When I was little, I can remember there being a skit on MadTV that involved two 'heterosexual' men watching football. They were both very involved in the game, and whenever their team made a point, they went wild. At one point, they just started making out, and the audience laughed. My sister laughed, too. I didn't; I thought it was love at the time. In our society, and in other society's in the past, same-sex attraction has been seen as a threat to the norm(Two men cannot produce a child, two women cannot 'properly' consummate a marriage, etc.). Since this has been a problem for an ongoing period of time, there's only one way for homosexuality to be seen as 'acceptable' in the eyes of the heteronormative public: as a punchline in a homophobic joke. For example, in 'Twelfth Night', the situation Viola is in is comedic, rather than tragic. Most people see it as, 'oh, how funny! Olivia, a woman, loves Cesario, who is actually another woman! How funny!' I see this situation as tragic. Olivia has fallen for someone she can never have, both by law and Viola's wishes. I feel as if Shakespeare is using this 'joke' to get people to understand homosexual attraction, but they just don't get it. Nowadays, homosexuality is used as a punchline in too many heteronormative comedies. In the Kevin Hart movie that I refuse to look up because I do not want it to have any more attention than it deserves, he pretends to be the best man at a guy's wedding. In a scene, Kevin teaches the guy to ballroom dance, but they end up doing the Douggie instead. An older woman watching says to her friend, 'Oh, those gays are just so talented.' This is degrading to me as a homosexual man. It's a stereotype that is overused first of all and it's boiling down my sexuality to a joke. All in all, I'm just ranting about a problem that probably doesn't exist and I'm over it.

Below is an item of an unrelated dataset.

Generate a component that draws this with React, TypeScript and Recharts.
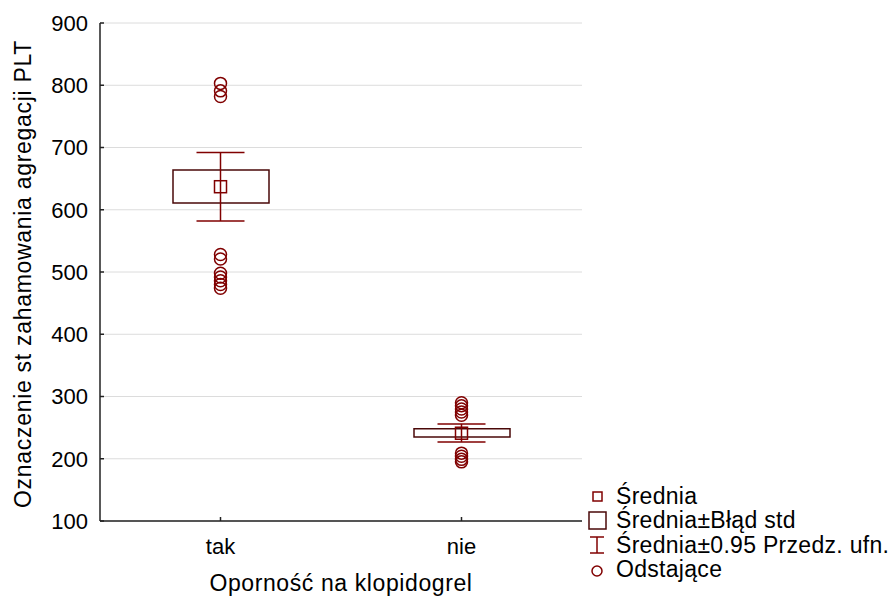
// Box-style chart: mean, mean±SE box, 95% CI whiskers and outliers per group.

import {
  ComposedChart,
  Bar,
  Scatter,
  ErrorBar,
  XAxis,
  YAxis,
  CartesianGrid,
} from "recharts";

const groups = ["tak", "nie"];
const means = [637, 241];
const seLow = [611, 235];
const seHigh = [664, 248];
const ciLow = [582, 227];
const ciHigh = [692, 256];
const outliersTak = [803, 791, 782, 528, 521, 498, 492, 486, 480, 474];
const outliersNie = [290, 285, 280, 275, 270, 209, 204, 199, 195];
const yTicks = [100, 200, 300, 400, 500, 600, 700, 800, 900];

const MAROON = "#800000";
const BOX = "#4a0808";
const FONT = "'Liberation Sans', Arial, sans-serif";
const FS = 22;
const FS_TITLE = 23;

const rows = groups.map((g, i) => ({
  g,
  mean: means[i],
  se: [seLow[i], seHigh[i]],
  ci: [means[i] - ciLow[i], ciHigh[i] - means[i]],
}));

const outliers = [
  ...outliersTak.map((v) => ({ g: "tak", v })),
  ...outliersNie.map((v) => ({ g: "nie", v })),
];

const tickStyle = { fill: "#000", fontSize: FS, fontFamily: FONT };

function YLabel({ viewBox }: any) {
  const cy = viewBox.y + viewBox.height / 2 + 2;
  const x = 31;
  return (
    <text
      x={x}
      y={cy}
      transform={`rotate(-90, ${x}, ${cy})`}
      textAnchor="middle"
      fill="#000"
      fontSize={FS_TITLE}
      fontFamily={FONT}
      letterSpacing={0.7}
    >
      Oznaczenie st zahamowania agregacji PLT
    </text>
  );
}

function XLabel({ viewBox }: any) {
  const cx = viewBox.x + viewBox.width / 2;
  return (
    <text
      x={cx}
      y={viewBox.y + viewBox.height - 5}
      textAnchor="middle"
      fill="#000"
      fontSize={FS_TITLE}
      fontFamily={FONT}
      letterSpacing={0.6}
    >
      Oporność na klopidogrel
    </text>
  );
}

function Legend() {
  const item = (icon: any, text: string) => (
    <div style={{ display: "flex", alignItems: "center", height: 24.5 }}>
      <svg width={22} height={24} style={{ marginRight: 8 }}>
        {icon}
      </svg>
      <span>{text}</span>
    </div>
  );
  return (
    <div
      style={{
        position: "absolute",
        left: 586,
        top: 484,
        fontFamily: FONT,
        fontSize: FS_TITLE,
        letterSpacing: 0.3,
        color: "#000",
        lineHeight: 1,
        whiteSpace: "nowrap",
      }}
    >
      {item(<rect x={7} y={8} width={9} height={9} fill="none" stroke={MAROON} strokeWidth={1.5} />, "Średnia")}
      {item(<rect x={3} y={3} width={17} height={17} fill="none" stroke={BOX} strokeWidth={1.5} />, "Średnia±Błąd std")}
      {item(
        <g stroke={MAROON} strokeWidth={1.5}>
          <line x1={4} y1={4} x2={18} y2={4} />
          <line x1={11} y1={4} x2={11} y2={20} />
          <line x1={4} y1={20} x2={18} y2={20} />
        </g>,
        "Średnia±0.95 Przedz. ufn."
      )}
      {item(<circle cx={11} cy={13} r={5} fill="none" stroke={MAROON} strokeWidth={1.5} />, "Odstające")}
    </div>
  );
}

export default function App() {
  return (
    <div style={{ position: "absolute", left: 0, top: 0, width: 890, height: 596, background: "#fff" }}>
      <ComposedChart
        width={890}
        height={596}
        data={rows}
        margin={{ top: 23, right: 308, bottom: 0, left: 0 }}
      >
        <CartesianGrid vertical={false} stroke="#dcdcdc" />
        <XAxis
          dataKey="g"
          type="category"
          allowDuplicatedCategory={false}
          height={75}
          tickSize={-4}
          tickMargin={21}
          tick={tickStyle}
          stroke="#222"
          strokeWidth={1.5}
          label={{ content: XLabel }}
        />
        <XAxis
          xAxisId="top"
          dataKey="g"
          orientation="top"
          allowDuplicatedCategory={false}
          height={0}
          tick={false}
          tickLine={false}
          stroke="#222"
          strokeWidth={1.5}
        />
        <YAxis
          domain={[100, 900]}
          ticks={yTicks}
          width={100}
          tickSize={-4}
          tickMargin={16}
          tick={tickStyle}
          stroke="#222"
          strokeWidth={1.5}
          label={{ content: YLabel }}
        />
        <YAxis
          yAxisId="right"
          orientation="right"
          domain={[100, 900]}
          ticks={yTicks}
          width={0}
          tick={false}
          tickLine={false}
          stroke="#222"
          strokeWidth={1.5}
        />
        <Scatter
          dataKey="mean"
          shape={() => <g />}
          isAnimationActive={false}
        >
          <ErrorBar dataKey="ci" direction="y" width={24} stroke={MAROON} strokeWidth={1.5} isAnimationActive={false} />
        </Scatter>
        <Bar
          dataKey="se"
          barSize={96}
          fill="#fff"
          stroke={BOX}
          strokeWidth={1.5}
          isAnimationActive={false}
        />
        <Scatter
          dataKey="mean"
          isAnimationActive={false}
          shape={(p: any) => (
            <rect x={p.cx - 6} y={p.cy - 6} width={12} height={12} fill="none" stroke={MAROON} strokeWidth={1.5} />
          )}
        />
        <Scatter
          data={outliers}
          dataKey="v"
          isAnimationActive={false}
          shape={(p: any) => (
            <circle cx={p.cx} cy={p.cy} r={6} fill="none" stroke={MAROON} strokeWidth={1.5} />
          )}
        />
      </ComposedChart>
      <Legend />
    </div>
  );
}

Wednesday, February 11, 2015

Lady MacBeth, Meet Grindr.

Whenever I (hesitantly) re-download the gay hook-up app Grindr, I am immediately and constantly plagued with the same question- over, and over, and over again.
“Are you masc, or fem?” 
This question may look easy to answer. But that’s where you’re wrong. It nags and gnaws at me with a ferocious appetite, one that I can never quite satisfy with the correct answer. 
Recently, I’ve discovered that I’m not the only one with this problem. Thousands of other users on Grindr complain that they, too, are harassed and pigeonholed daily by men who feel the overwhelming need to put a label on everything.
My personal problem with this is that I don’t identify as either masculine or feminine. There are things I do that are masculine, and there are some that are feminine. I don’t see a need to be put in a place where I don’t belong. In a perfect world, I would be able to embody both of these gender and sexuality roles seamlessly, but we do not live in a perfect world. This blend of masculinity and femininity has only been pulled off, successfully,  a few times in literature. One of those times was with William Shakespeare’s character Lady MacBeth in MacBeth.
In the play, Lady MacBeth is struggling to get one thing- the crown. She wants to be queen and see her husband become the king of Scotland so bad, that she’ll do anything in her power to do it. Sadly, she doesn’t have much power, because she is a woman. She is supposed to follow the unofficial female rules of that time period; keep your mouth shut and keep your husband happy while he fights for honor and works for glory. Most women abided by these rules at the time.
However, Lady MacBeth is not like most women. When she sees an opportunity to become the next queen, she takes matters into her own hands by throwing a party for the king and planning his assassination that night. She is not taken seriously by the men invited based on her gender, but little do they know of her masculine power hiding underneath. 

I identify a lot with Lady MacBeth’s struggle to break out of her assigned gender stigma. While she is trying to prove her masculine power trapped in her feminine confines, I am trying to prove to men that I am a balance of both. I find it funny that something so old can still be so relatable to men and women today.